Total Profit
Total profit is the difference between total revenue and total cost. It represents the overall financial gain a business makes from its operations.
- Formula: Total Profit = Total Revenue - Total Cost
Marginal Profit
Marginal profit is the additional profit earned by producing and selling one more unit of a good or service. It is calculated by finding the difference between the marginal revenue and the marginal cost.
- Formula: Marginal Profit = Marginal Revenue - Marginal Cost
Average Profit
Average profit is the profit per unit of output. It is calculated by dividing the total profit by the total quantity produced.

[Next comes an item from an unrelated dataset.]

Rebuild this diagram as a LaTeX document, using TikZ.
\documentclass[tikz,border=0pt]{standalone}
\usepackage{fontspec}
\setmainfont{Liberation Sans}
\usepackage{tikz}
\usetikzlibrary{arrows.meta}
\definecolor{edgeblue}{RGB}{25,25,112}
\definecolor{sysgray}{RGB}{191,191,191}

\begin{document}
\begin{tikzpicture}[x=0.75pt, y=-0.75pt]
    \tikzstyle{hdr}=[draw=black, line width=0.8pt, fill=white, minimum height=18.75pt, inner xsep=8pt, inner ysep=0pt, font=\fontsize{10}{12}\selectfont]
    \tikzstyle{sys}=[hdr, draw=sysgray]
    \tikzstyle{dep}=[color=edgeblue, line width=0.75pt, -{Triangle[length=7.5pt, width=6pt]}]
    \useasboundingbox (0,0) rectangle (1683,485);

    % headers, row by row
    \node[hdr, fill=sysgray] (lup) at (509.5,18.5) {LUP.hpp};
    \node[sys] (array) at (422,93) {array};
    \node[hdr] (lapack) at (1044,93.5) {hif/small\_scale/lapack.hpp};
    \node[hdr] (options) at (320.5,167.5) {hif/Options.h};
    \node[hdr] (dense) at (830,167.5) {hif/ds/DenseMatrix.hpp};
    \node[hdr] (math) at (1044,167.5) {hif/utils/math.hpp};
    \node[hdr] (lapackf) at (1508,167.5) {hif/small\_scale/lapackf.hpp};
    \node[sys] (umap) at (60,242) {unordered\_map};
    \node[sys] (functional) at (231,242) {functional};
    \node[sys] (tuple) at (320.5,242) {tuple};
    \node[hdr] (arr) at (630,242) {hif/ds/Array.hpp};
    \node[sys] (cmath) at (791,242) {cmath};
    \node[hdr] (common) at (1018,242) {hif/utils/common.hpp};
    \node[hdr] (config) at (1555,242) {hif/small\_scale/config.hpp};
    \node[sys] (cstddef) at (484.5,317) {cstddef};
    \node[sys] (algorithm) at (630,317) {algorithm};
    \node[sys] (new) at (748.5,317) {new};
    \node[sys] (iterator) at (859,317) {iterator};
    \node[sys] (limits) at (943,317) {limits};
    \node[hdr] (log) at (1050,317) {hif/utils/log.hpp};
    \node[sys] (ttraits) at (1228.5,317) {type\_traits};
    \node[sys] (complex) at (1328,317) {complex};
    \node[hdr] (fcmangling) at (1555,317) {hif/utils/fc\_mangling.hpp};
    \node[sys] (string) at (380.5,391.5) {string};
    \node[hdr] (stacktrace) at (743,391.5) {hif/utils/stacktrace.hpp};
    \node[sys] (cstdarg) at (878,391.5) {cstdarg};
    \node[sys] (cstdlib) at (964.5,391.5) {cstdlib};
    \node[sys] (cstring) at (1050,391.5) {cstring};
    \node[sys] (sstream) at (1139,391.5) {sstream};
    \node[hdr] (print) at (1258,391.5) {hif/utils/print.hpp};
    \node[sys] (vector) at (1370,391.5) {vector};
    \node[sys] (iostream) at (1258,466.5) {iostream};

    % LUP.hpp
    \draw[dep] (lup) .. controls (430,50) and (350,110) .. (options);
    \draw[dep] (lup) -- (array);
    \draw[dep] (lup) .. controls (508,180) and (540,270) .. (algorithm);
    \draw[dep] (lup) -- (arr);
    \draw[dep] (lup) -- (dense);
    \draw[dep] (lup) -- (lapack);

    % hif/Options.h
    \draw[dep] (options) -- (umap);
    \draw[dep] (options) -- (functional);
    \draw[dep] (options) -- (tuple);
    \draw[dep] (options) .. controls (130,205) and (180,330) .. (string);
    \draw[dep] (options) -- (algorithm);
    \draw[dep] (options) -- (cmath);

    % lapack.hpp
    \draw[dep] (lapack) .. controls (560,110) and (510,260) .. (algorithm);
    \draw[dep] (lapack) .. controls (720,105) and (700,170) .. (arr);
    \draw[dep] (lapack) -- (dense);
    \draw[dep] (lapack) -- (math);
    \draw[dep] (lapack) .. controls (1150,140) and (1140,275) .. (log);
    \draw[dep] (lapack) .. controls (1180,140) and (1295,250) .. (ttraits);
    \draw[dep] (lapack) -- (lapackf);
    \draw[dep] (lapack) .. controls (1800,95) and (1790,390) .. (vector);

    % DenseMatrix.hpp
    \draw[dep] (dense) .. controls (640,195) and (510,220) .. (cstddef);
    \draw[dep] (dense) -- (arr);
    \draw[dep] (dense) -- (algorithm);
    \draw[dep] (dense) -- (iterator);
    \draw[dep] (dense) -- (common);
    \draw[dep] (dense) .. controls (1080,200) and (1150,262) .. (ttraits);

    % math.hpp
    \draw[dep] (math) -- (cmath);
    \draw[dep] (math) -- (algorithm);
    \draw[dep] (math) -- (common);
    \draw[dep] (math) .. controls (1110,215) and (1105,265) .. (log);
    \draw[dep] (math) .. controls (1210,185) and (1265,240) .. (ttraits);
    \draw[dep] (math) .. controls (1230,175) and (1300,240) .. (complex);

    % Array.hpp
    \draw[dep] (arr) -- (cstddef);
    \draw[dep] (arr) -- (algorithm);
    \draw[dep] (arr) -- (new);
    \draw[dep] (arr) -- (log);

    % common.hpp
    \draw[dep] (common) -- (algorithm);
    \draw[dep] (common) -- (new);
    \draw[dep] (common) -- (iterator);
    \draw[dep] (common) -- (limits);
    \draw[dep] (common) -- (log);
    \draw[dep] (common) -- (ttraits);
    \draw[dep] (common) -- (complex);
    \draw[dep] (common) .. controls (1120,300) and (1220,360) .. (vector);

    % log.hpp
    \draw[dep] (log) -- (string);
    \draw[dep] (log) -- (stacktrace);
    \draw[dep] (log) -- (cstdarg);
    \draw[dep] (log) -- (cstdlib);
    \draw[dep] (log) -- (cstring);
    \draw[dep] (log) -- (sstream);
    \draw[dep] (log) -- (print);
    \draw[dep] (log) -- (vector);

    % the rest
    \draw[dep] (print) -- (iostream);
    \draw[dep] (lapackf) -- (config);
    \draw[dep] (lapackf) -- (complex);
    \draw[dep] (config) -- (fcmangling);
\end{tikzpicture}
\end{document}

- Formula: Average Profit = Total Profit / Quantity Produced
Example:
Imagine a bakery that sells cakes.
- The bakery sells 100 cakes at $20 each, generating a total revenue of $2,000.
- The cost of producing 100 cakes is $1,000.
- Total Profit: $2,000 (Total Revenue) - $1,000 (Total Cost) = $1,000
- Average Profit: $1,000 (Total Profit) / 100 (Quantity) = $10 per cake
Practical Insights:
- Total Profit: Provides an overall picture of a business's financial performance.
- Marginal Profit: Helps businesses make decisions about increasing or decreasing production.
- Average Profit: Shows the profitability of each unit produced.
Solutions:
- Businesses can use these profit measures to identify areas for improvement, such as reducing costs or increasing sales.
- By analyzing profit trends, companies can make strategic decisions to maximize profitability.